++++ Input rows ++++
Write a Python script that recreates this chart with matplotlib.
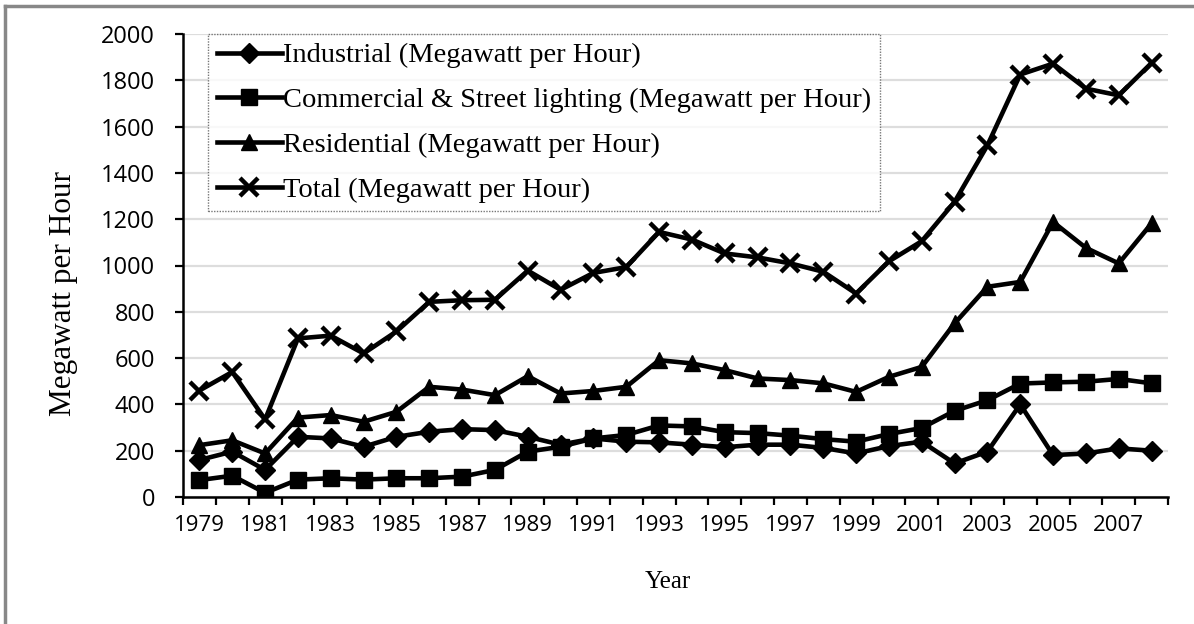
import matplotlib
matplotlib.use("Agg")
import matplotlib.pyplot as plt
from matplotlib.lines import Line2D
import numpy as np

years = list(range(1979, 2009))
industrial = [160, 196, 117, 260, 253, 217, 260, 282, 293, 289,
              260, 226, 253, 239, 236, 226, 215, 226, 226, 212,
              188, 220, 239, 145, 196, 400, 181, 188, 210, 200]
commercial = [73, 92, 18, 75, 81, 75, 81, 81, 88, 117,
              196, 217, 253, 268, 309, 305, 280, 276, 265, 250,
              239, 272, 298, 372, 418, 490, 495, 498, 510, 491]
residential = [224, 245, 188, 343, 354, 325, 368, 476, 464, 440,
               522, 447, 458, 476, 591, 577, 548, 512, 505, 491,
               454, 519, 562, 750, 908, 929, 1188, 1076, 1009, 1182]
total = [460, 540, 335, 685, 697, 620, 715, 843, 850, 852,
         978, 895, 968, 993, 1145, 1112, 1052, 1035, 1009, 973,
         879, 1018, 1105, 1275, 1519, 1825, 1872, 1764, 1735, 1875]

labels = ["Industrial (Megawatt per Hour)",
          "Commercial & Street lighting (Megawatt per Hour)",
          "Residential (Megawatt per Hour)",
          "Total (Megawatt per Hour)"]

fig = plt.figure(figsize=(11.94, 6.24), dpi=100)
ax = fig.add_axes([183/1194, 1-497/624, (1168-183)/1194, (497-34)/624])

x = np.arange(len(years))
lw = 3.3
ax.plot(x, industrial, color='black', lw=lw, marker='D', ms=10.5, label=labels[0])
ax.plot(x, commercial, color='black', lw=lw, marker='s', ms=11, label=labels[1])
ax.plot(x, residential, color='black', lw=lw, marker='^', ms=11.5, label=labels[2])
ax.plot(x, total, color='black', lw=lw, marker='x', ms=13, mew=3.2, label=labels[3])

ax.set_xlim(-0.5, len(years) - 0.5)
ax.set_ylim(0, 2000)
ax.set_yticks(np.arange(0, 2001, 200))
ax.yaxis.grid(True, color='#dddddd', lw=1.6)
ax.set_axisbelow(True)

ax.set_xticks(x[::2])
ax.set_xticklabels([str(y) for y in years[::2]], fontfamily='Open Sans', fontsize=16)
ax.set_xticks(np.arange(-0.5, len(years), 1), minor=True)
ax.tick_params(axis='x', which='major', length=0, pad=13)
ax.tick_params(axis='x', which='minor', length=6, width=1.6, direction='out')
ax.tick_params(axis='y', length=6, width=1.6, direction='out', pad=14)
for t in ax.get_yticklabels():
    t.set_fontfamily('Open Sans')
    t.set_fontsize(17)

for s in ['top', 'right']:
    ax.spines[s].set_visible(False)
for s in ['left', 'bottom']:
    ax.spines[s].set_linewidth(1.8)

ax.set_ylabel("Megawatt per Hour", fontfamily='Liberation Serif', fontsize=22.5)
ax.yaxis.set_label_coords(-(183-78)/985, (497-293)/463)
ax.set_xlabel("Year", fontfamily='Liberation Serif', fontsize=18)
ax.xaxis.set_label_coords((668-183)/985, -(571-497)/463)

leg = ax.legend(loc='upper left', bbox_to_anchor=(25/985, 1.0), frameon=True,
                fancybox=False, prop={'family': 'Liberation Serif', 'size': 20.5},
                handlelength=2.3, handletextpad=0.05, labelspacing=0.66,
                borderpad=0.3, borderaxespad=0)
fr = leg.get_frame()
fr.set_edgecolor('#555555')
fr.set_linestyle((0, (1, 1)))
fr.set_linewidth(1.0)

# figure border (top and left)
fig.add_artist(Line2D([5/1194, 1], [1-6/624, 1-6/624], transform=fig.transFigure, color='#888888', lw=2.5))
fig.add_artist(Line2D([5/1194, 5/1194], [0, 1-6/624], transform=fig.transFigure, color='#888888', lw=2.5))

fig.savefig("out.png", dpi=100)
++++
++++ Input rows ++++
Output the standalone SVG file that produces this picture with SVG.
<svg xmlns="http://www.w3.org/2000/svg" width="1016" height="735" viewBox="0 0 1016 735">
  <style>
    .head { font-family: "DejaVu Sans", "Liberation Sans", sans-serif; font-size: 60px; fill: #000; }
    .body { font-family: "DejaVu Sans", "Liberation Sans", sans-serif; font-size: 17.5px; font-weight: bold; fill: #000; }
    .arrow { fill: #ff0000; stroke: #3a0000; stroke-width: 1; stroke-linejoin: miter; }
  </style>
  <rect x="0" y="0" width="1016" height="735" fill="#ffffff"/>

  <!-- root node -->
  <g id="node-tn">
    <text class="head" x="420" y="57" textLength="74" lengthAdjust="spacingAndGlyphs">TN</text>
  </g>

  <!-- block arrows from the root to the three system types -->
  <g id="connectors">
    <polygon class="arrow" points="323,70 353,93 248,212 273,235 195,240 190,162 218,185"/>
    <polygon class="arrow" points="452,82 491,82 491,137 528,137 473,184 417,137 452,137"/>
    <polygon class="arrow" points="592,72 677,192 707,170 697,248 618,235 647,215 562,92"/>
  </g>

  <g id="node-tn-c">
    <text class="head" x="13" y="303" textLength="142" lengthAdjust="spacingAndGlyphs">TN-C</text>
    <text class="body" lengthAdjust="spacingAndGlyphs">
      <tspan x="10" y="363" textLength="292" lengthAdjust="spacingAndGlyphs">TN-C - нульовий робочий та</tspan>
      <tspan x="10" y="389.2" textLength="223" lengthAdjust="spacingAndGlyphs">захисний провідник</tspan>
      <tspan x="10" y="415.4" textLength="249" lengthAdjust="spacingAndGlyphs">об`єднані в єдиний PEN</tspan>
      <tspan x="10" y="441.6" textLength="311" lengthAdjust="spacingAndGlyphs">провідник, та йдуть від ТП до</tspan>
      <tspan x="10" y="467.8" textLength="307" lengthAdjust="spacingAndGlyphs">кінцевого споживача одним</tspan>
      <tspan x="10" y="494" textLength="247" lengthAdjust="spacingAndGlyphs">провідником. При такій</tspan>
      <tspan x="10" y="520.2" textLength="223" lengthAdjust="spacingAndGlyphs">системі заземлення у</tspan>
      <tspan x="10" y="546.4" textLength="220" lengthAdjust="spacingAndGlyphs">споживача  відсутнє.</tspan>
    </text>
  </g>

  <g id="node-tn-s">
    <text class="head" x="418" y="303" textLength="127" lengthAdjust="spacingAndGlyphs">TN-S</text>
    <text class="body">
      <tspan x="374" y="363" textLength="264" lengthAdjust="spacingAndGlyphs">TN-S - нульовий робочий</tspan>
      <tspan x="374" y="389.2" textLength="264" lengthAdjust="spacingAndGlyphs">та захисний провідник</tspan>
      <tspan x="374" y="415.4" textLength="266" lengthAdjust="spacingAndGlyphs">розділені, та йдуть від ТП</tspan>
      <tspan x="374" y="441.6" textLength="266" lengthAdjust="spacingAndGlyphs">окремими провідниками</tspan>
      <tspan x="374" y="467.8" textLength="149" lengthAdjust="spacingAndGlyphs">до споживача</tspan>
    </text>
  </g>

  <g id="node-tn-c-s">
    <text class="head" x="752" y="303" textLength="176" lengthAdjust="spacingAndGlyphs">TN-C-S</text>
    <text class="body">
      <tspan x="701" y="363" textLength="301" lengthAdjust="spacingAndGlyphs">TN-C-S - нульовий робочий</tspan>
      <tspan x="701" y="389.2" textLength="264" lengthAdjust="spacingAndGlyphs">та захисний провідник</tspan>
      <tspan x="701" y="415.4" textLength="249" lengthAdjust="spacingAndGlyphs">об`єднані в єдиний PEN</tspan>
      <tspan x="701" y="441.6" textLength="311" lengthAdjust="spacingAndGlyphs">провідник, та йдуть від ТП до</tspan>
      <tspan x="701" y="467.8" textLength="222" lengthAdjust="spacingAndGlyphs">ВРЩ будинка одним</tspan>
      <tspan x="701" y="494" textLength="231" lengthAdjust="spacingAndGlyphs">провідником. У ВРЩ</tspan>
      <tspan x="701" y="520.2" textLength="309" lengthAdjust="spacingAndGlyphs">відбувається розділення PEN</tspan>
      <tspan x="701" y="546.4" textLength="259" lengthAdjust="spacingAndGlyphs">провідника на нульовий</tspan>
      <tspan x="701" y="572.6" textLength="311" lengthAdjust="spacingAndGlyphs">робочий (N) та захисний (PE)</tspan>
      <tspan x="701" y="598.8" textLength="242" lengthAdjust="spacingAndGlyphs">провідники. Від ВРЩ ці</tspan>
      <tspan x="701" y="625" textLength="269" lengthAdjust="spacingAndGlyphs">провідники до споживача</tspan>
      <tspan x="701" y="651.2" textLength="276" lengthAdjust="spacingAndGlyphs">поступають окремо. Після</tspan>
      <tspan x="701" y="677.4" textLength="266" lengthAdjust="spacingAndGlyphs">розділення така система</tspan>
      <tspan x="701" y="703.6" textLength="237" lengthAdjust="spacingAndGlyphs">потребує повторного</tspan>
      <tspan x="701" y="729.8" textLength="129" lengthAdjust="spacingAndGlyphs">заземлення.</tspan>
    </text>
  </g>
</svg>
++++
• _Exercise task_:
Quote only the lines running from the line with "Write a Python" to the line with "import numpy as np", ends included, exactly as they appear and without the pictures.

• _Response to the exercise_:
Write a Python script that recreates this chart with matplotlib.
import matplotlib
matplotlib.use("Agg")
import matplotlib.pyplot as plt
from matplotlib.lines import Line2D
import numpy as np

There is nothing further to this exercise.